Bi-Level Optimisation Model for Harvesting Spatial-Temporal Load Shifting Flexibility of Data Centres Using Endogenously Formed Locational Price Signal

Abstract

With the rapid advancement of digital information technology, the demand for computational power continues to grow, driving the expansion of the data centre (DC) industry, leading to gigantic amount of energy consumption and greenhouse gas emission. DCs, serving as flexible and adjustable resources on the load side of power systems, are essential to the operation of modern energy systems. In this context, this paper proposes a coordinated and secure scheduling strategy for DCs and power system, utilising spatial-temporal flexibility.

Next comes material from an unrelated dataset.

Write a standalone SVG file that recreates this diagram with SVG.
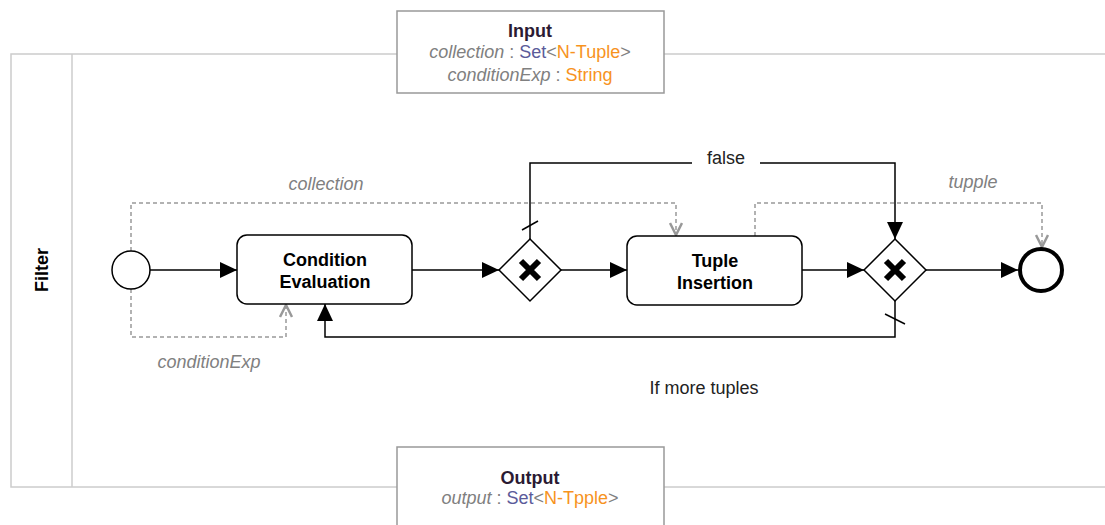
<svg xmlns="http://www.w3.org/2000/svg" width="1105" height="525" viewBox="0 0 1105 525">
<style>
text{font-family:"Liberation Sans",Arial,sans-serif;}
.pool{fill:none;stroke:#cccccc;stroke-width:1.5;}
.io{fill:#fff;stroke:#999;stroke-width:1.5;}
.task{fill:#fff;stroke:#000;stroke-width:1.5;}
.tl{font-size:18px;font-weight:bold;text-anchor:middle;fill:#000;}
.flow{fill:none;stroke:#000;stroke-width:1.5;}
.data{fill:none;stroke:#999;stroke-width:1.5;stroke-dasharray:4,3;}
.dl{font-size:18px;font-style:italic;fill:#808080;text-anchor:middle;}
.lbl{font-size:18px;fill:#222;text-anchor:middle;}
.g{fill:#808080;}
.b{fill:#5b5b9a;}
.o{fill:#f7931e;}
.it{font-style:italic;}
</style>
<defs>
<marker id="arr" viewBox="0 0 17 16" refX="17" refY="8" markerWidth="17" markerHeight="16" markerUnits="userSpaceOnUse" orient="auto">
<path d="M0,0 L17,8 L0,16 Z" fill="#000"/>
</marker>
<marker id="oarr" viewBox="0 0 14 14" refX="13" refY="7" markerWidth="14" markerHeight="14" markerUnits="userSpaceOnUse" orient="auto">
<path d="M1,1 L13,7 L1,13" fill="none" stroke="#999" stroke-width="2.5"/>
</marker>
</defs>
<g id="pool">
<rect class="pool" x="11" y="54" width="1110" height="433"/>
<line class="pool" x1="72" y1="54" x2="72" y2="487"/>
<text x="48" y="270" transform="rotate(-90 48 270)" style="font-size:18px;font-weight:bold;text-anchor:middle;">Filter</text>
</g>
<g id="input">
<rect class="io" x="397" y="11" width="267" height="82"/>
<text x="530" y="37" style="font-size:18px;font-weight:bold;text-anchor:middle;fill:#2b1a33;">Input</text>
<text x="530" y="58" style="font-size:18px;text-anchor:middle;"><tspan class="g it">collection</tspan><tspan class="g"> : </tspan><tspan class="b">Set</tspan><tspan class="g">&lt;</tspan><tspan class="o">N-Tuple</tspan><tspan class="g">&gt;</tspan></text>
<text x="530" y="81" style="font-size:18px;text-anchor:middle;"><tspan class="g it">conditionExp</tspan><tspan class="g"> : </tspan><tspan class="o">String</tspan></text>
</g>
<g id="output">
<rect class="io" x="397" y="447" width="267" height="90"/>
<text x="530" y="484" style="font-size:18px;font-weight:bold;text-anchor:middle;fill:#2b1a33;">Output</text>
<text x="530" y="504" style="font-size:18px;text-anchor:middle;"><tspan class="g it">output</tspan><tspan class="g"> : </tspan><tspan class="b">Set</tspan><tspan class="g">&lt;</tspan><tspan class="o">N-Tpple</tspan><tspan class="g">&gt;</tspan></text>
</g>
<g id="connectors">
<path class="flow" d="M150,270 L237,270" marker-end="url(#arr)"/>
<path class="flow" d="M412,270 L499,270" marker-end="url(#arr)"/>
<path class="flow" d="M561,270 L627,270" marker-end="url(#arr)"/>
<path class="flow" d="M802,270 L864,270" marker-end="url(#arr)"/>
<path class="flow" d="M926,270 L1018,270" marker-end="url(#arr)"/>
<path class="flow" d="M530,239 L530,163 L895,163 L895,239" marker-end="url(#arr)"/>
<line class="flow" x1="522" y1="230" x2="538" y2="221"/>
<path class="flow" d="M895,301 L895,337 L325,337 L325,304" marker-end="url(#arr)"/>
<line class="flow" x1="885" y1="314" x2="905" y2="324"/>
<rect x="692" y="150" width="68" height="24" fill="#fff"/>
<text class="lbl" x="726" y="164">false</text>
<text class="lbl" x="704" y="394">If more tuples</text>
<path class="data" d="M131,251 L131,203 L676,203 L676,235" marker-end="url(#oarr)"/>
<path class="data" d="M131,289 L131,337 L286,337 L286,305" marker-end="url(#oarr)"/>
<path class="data" d="M755,236 L755,203 L1042,203 L1042,247" marker-end="url(#oarr)"/>
<text class="dl" x="326" y="190">collection</text>
<text class="dl" x="209" y="368">conditionExp</text>
<text class="dl" x="973" y="188">tupple</text>
</g>
<g id="start">
<circle cx="131" cy="270" r="19" fill="#fff" stroke="#000" stroke-width="1.5"/>
</g>
<g id="condition-evaluation">
<rect class="task" x="237" y="235" width="175" height="69" rx="10"/>
<text class="tl" x="325" y="266">Condition</text>
<text class="tl" x="325" y="288">Evaluation</text>
</g>
<g id="gateway1">
<path d="M530,239 L561,270 L530,301 L499,270 Z" fill="#fff" stroke="#000" stroke-width="1.5"/>
<path d="M521,261 L539,279 M539,261 L521,279" stroke="#000" stroke-width="6"/>
</g>
<g id="tuple-insertion">
<rect class="task" x="627" y="236" width="175" height="69" rx="10"/>
<text class="tl" x="715" y="267">Tuple</text>
<text class="tl" x="715" y="289">Insertion</text>
</g>
<g id="gateway2">
<path d="M895,239 L926,270 L895,301 L864,270 Z" fill="#fff" stroke="#000" stroke-width="1.5"/>
<path d="M886,261 L904,279 M904,261 L886,279" stroke="#000" stroke-width="6"/>
</g>
<g id="end">
<circle cx="1041" cy="270" r="21" fill="#fff" stroke="#000" stroke-width="4"/>
</g>
</svg>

First, the architecture and operational characteristics of DCs are analysed, followed by the development of an power consumption model to quantify their spatial-temporal flexibility. Then, a bi-level optimisation model is developed to coordinate computational power and electricity, considering DCs' dual roles as independent operators and flexible resources that influence locational electricity prices. Finally, simulation analyses are performed on the modified IEEE 39-node system. The results demonstrate that the proposed strategy effectively utilises the spatial-temporal flexibility of DCs, alleviating system congestion. In terms of economic benefits, it enhances the cost efficiency of the DCs by 70% and reduces the system's operating costs by 46%. Regarding environmental impact, the strategy increases renewable energy consumption by 26.58% and significantly reduces carbon emissions by 63%.